▶ **Aim**
Go through the entries below and print each one exactly, leaving out pictures.

-- begin The data --

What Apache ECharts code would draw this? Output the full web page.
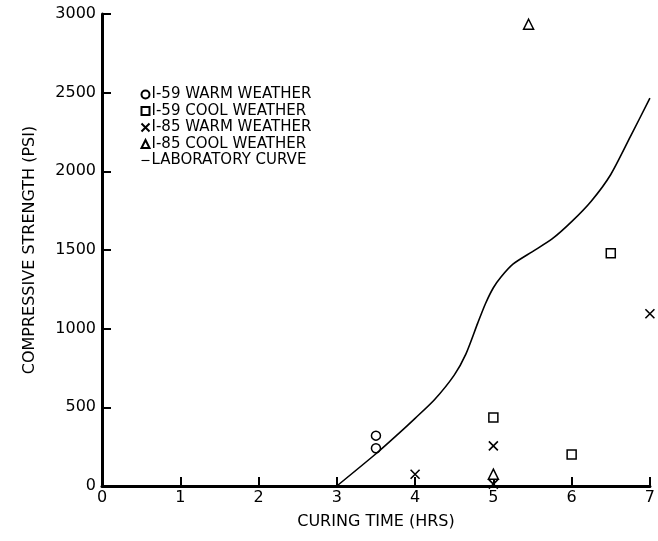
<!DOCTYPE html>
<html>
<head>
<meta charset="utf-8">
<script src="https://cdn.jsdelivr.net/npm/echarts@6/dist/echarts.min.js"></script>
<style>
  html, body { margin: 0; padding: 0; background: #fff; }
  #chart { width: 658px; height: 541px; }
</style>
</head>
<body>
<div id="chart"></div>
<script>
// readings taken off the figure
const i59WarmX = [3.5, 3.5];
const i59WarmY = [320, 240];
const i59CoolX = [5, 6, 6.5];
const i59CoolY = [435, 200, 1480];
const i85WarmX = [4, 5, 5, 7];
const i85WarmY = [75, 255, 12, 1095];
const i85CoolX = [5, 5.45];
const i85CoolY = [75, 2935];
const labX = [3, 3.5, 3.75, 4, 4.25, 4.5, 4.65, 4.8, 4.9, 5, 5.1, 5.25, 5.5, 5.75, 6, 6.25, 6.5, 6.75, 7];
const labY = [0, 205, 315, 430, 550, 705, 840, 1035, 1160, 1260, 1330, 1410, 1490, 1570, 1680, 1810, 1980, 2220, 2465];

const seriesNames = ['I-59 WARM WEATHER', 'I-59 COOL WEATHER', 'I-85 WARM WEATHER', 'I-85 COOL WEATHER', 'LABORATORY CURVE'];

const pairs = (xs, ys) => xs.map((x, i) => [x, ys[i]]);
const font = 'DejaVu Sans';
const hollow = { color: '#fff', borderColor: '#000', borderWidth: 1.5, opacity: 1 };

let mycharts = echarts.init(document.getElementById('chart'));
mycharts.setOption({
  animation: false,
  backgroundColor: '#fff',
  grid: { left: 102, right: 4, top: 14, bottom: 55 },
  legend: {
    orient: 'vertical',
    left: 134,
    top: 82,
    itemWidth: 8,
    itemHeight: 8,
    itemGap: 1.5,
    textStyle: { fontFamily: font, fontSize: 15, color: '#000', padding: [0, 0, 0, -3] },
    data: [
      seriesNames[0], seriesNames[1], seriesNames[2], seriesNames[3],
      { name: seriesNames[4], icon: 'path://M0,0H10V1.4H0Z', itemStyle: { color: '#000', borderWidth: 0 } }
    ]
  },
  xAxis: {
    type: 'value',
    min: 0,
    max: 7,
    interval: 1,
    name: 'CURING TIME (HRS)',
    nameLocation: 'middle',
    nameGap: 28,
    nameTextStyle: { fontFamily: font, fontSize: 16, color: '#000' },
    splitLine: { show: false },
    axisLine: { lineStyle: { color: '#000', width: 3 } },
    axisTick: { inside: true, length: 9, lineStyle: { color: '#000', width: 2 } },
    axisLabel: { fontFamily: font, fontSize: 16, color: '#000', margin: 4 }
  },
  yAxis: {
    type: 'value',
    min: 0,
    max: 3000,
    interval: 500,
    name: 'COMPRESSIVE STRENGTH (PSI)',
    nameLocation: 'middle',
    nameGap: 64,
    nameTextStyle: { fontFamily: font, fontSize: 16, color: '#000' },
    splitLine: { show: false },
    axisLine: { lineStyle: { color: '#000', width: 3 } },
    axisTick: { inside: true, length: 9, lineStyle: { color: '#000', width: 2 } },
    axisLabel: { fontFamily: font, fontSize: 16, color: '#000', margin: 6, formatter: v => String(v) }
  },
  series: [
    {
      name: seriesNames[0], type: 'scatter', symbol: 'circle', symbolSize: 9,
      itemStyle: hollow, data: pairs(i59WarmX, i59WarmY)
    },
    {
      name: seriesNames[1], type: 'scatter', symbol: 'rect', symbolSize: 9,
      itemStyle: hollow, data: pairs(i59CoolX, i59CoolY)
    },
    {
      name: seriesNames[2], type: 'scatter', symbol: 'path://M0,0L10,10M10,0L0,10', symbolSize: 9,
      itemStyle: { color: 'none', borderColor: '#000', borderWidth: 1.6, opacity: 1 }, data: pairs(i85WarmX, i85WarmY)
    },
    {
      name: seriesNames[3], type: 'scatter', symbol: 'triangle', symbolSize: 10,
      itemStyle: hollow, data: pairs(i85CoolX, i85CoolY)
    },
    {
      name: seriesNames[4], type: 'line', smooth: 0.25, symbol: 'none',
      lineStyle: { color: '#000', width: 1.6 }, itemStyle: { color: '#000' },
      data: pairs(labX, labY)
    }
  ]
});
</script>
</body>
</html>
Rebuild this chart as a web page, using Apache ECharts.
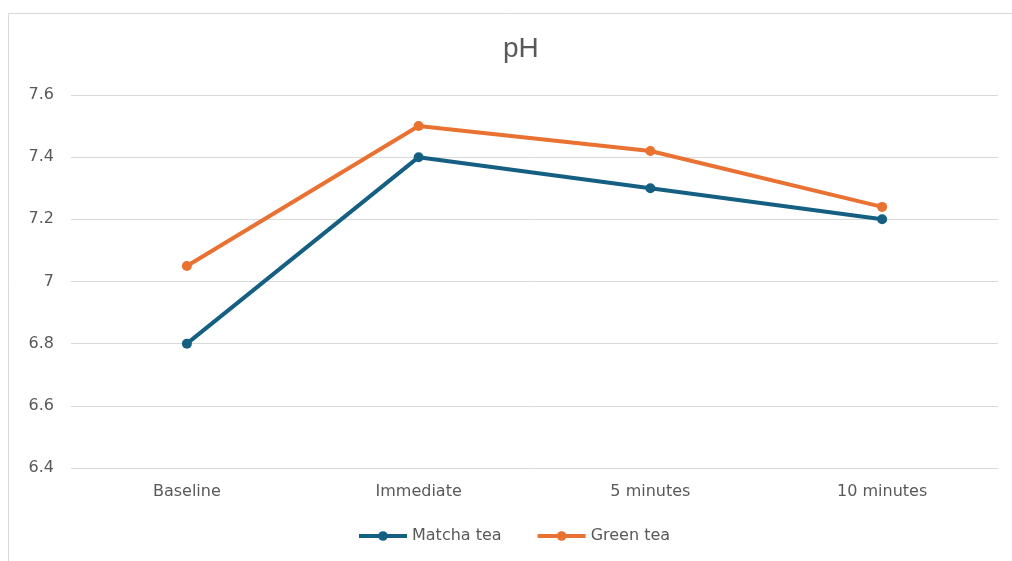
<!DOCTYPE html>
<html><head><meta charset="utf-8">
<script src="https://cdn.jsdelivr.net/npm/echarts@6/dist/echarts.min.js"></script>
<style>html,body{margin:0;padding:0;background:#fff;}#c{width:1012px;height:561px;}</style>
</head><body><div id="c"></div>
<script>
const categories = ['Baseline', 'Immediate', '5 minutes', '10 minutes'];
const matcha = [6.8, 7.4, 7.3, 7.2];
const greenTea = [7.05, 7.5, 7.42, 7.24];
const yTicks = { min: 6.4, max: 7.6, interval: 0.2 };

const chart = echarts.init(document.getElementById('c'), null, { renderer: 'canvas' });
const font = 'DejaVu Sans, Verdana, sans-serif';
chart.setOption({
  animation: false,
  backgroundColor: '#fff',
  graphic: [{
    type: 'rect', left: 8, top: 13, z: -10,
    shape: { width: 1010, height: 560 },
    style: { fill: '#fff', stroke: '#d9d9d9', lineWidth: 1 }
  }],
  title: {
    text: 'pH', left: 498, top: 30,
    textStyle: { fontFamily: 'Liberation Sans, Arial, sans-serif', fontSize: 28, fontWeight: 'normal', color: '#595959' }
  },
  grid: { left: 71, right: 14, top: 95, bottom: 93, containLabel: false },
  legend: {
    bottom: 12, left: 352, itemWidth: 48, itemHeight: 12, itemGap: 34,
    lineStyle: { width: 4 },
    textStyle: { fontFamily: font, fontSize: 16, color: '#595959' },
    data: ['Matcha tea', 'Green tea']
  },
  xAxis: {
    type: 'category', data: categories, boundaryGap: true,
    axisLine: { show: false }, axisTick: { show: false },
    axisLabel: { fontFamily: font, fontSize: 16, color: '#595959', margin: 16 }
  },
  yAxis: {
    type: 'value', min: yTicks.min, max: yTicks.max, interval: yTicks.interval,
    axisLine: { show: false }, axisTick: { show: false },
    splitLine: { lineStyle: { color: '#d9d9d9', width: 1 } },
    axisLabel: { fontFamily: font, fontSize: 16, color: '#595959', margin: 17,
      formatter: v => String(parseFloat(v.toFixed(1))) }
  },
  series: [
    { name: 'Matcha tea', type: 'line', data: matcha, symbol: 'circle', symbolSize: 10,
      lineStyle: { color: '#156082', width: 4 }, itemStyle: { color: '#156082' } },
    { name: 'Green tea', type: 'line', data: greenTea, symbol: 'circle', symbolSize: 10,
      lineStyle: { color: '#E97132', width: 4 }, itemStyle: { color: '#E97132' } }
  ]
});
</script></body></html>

-- end The data --

▶ **Completed task**
What Apache ECharts code would draw this? Output the full web page.
<!DOCTYPE html>
<html>
<head>
<meta charset="utf-8">
<script src="https://cdn.jsdelivr.net/npm/echarts@6/dist/echarts.min.js"></script>
<style>
  html, body { margin: 0; padding: 0; background: #fff; }
  #chart { width: 658px; height: 541px; }
</style>
</head>
<body>
<div id="chart"></div>
<script>
// readings taken off the figure
const i59WarmX = [3.5, 3.5];
const i59WarmY = [320, 240];
const i59CoolX = [5, 6, 6.5];
const i59CoolY = [435, 200, 1480];
const i85WarmX = [4, 5, 5, 7];
const i85WarmY = [75, 255, 12, 1095];
const i85CoolX = [5, 5.45];
const i85CoolY = [75, 2935];
const labX = [3, 3.5, 3.75, 4, 4.25, 4.5, 4.65, 4.8, 4.9, 5, 5.1, 5.25, 5.5, 5.75, 6, 6.25, 6.5, 6.75, 7];
const labY = [0, 205, 315, 430, 550, 705, 840, 1035, 1160, 1260, 1330, 1410, 1490, 1570, 1680, 1810, 1980, 2220, 2465];

const seriesNames = ['I-59 WARM WEATHER', 'I-59 COOL WEATHER', 'I-85 WARM WEATHER', 'I-85 COOL WEATHER', 'LABORATORY CURVE'];

const pairs = (xs, ys) => xs.map((x, i) => [x, ys[i]]);
const font = 'DejaVu Sans';
const hollow = { color: '#fff', borderColor: '#000', borderWidth: 1.5, opacity: 1 };

let mycharts = echarts.init(document.getElementById('chart'));
mycharts.setOption({
  animation: false,
  backgroundColor: '#fff',
  grid: { left: 102, right: 4, top: 14, bottom: 55 },
  legend: {
    orient: 'vertical',
    left: 134,
    top: 82,
    itemWidth: 8,
    itemHeight: 8,
    itemGap: 1.5,
    textStyle: { fontFamily: font, fontSize: 15, color: '#000', padding: [0, 0, 0, -3] },
    data: [
      seriesNames[0], seriesNames[1], seriesNames[2], seriesNames[3],
      { name: seriesNames[4], icon: 'path://M0,0H10V1.4H0Z', itemStyle: { color: '#000', borderWidth: 0 } }
    ]
  },
  xAxis: {
    type: 'value',
    min: 0,
    max: 7,
    interval: 1,
    name: 'CURING TIME (HRS)',
    nameLocation: 'middle',
    nameGap: 28,
    nameTextStyle: { fontFamily: font, fontSize: 16, color: '#000' },
    splitLine: { show: false },
    axisLine: { lineStyle: { color: '#000', width: 3 } },
    axisTick: { inside: true, length: 9, lineStyle: { color: '#000', width: 2 } },
    axisLabel: { fontFamily: font, fontSize: 16, color: '#000', margin: 4 }
  },
  yAxis: {
    type: 'value',
    min: 0,
    max: 3000,
    interval: 500,
    name: 'COMPRESSIVE STRENGTH (PSI)',
    nameLocation: 'middle',
    nameGap: 64,
    nameTextStyle: { fontFamily: font, fontSize: 16, color: '#000' },
    splitLine: { show: false },
    axisLine: { lineStyle: { color: '#000', width: 3 } },
    axisTick: { inside: true, length: 9, lineStyle: { color: '#000', width: 2 } },
    axisLabel: { fontFamily: font, fontSize: 16, color: '#000', margin: 6, formatter: v => String(v) }
  },
  series: [
    {
      name: seriesNames[0], type: 'scatter', symbol: 'circle', symbolSize: 9,
      itemStyle: hollow, data: pairs(i59WarmX, i59WarmY)
    },
    {
      name: seriesNames[1], type: 'scatter', symbol: 'rect', symbolSize: 9,
      itemStyle: hollow, data: pairs(i59CoolX, i59CoolY)
    },
    {
      name: seriesNames[2], type: 'scatter', symbol: 'path://M0,0L10,10M10,0L0,10', symbolSize: 9,
      itemStyle: { color: 'none', borderColor: '#000', borderWidth: 1.6, opacity: 1 }, data: pairs(i85WarmX, i85WarmY)
    },
    {
      name: seriesNames[3], type: 'scatter', symbol: 'triangle', symbolSize: 10,
      itemStyle: hollow, data: pairs(i85CoolX, i85CoolY)
    },
    {
      name: seriesNames[4], type: 'line', smooth: 0.25, symbol: 'none',
      lineStyle: { color: '#000', width: 1.6 }, itemStyle: { color: '#000' },
      data: pairs(labX, labY)
    }
  ]
});
</script>
</body>
</html>
Rebuild this chart as a web page, using Apache ECharts.
<!DOCTYPE html>
<html><head><meta charset="utf-8">
<script src="https://cdn.jsdelivr.net/npm/echarts@6/dist/echarts.min.js"></script>
<style>html,body{margin:0;padding:0;background:#fff;}#c{width:1012px;height:561px;}</style>
</head><body><div id="c"></div>
<script>
const categories = ['Baseline', 'Immediate', '5 minutes', '10 minutes'];
const matcha = [6.8, 7.4, 7.3, 7.2];
const greenTea = [7.05, 7.5, 7.42, 7.24];
const yTicks = { min: 6.4, max: 7.6, interval: 0.2 };

const chart = echarts.init(document.getElementById('c'), null, { renderer: 'canvas' });
const font = 'DejaVu Sans, Verdana, sans-serif';
chart.setOption({
  animation: false,
  backgroundColor: '#fff',
  graphic: [{
    type: 'rect', left: 8, top: 13, z: -10,
    shape: { width: 1010, height: 560 },
    style: { fill: '#fff', stroke: '#d9d9d9', lineWidth: 1 }
  }],
  title: {
    text: 'pH', left: 498, top: 30,
    textStyle: { fontFamily: 'Liberation Sans, Arial, sans-serif', fontSize: 28, fontWeight: 'normal', color: '#595959' }
  },
  grid: { left: 71, right: 14, top: 95, bottom: 93, containLabel: false },
  legend: {
    bottom: 12, left: 352, itemWidth: 48, itemHeight: 12, itemGap: 34,
    lineStyle: { width: 4 },
    textStyle: { fontFamily: font, fontSize: 16, color: '#595959' },
    data: ['Matcha tea', 'Green tea']
  },
  xAxis: {
    type: 'category', data: categories, boundaryGap: true,
    axisLine: { show: false }, axisTick: { show: false },
    axisLabel: { fontFamily: font, fontSize: 16, color: '#595959', margin: 16 }
  },
  yAxis: {
    type: 'value', min: yTicks.min, max: yTicks.max, interval: yTicks.interval,
    axisLine: { show: false }, axisTick: { show: false },
    splitLine: { lineStyle: { color: '#d9d9d9', width: 1 } },
    axisLabel: { fontFamily: font, fontSize: 16, color: '#595959', margin: 17,
      formatter: v => String(parseFloat(v.toFixed(1))) }
  },
  series: [
    { name: 'Matcha tea', type: 'line', data: matcha, symbol: 'circle', symbolSize: 10,
      lineStyle: { color: '#156082', width: 4 }, itemStyle: { color: '#156082' } },
    { name: 'Green tea', type: 'line', data: greenTea, symbol: 'circle', symbolSize: 10,
      lineStyle: { color: '#E97132', width: 4 }, itemStyle: { color: '#E97132' } }
  ]
});
</script></body></html>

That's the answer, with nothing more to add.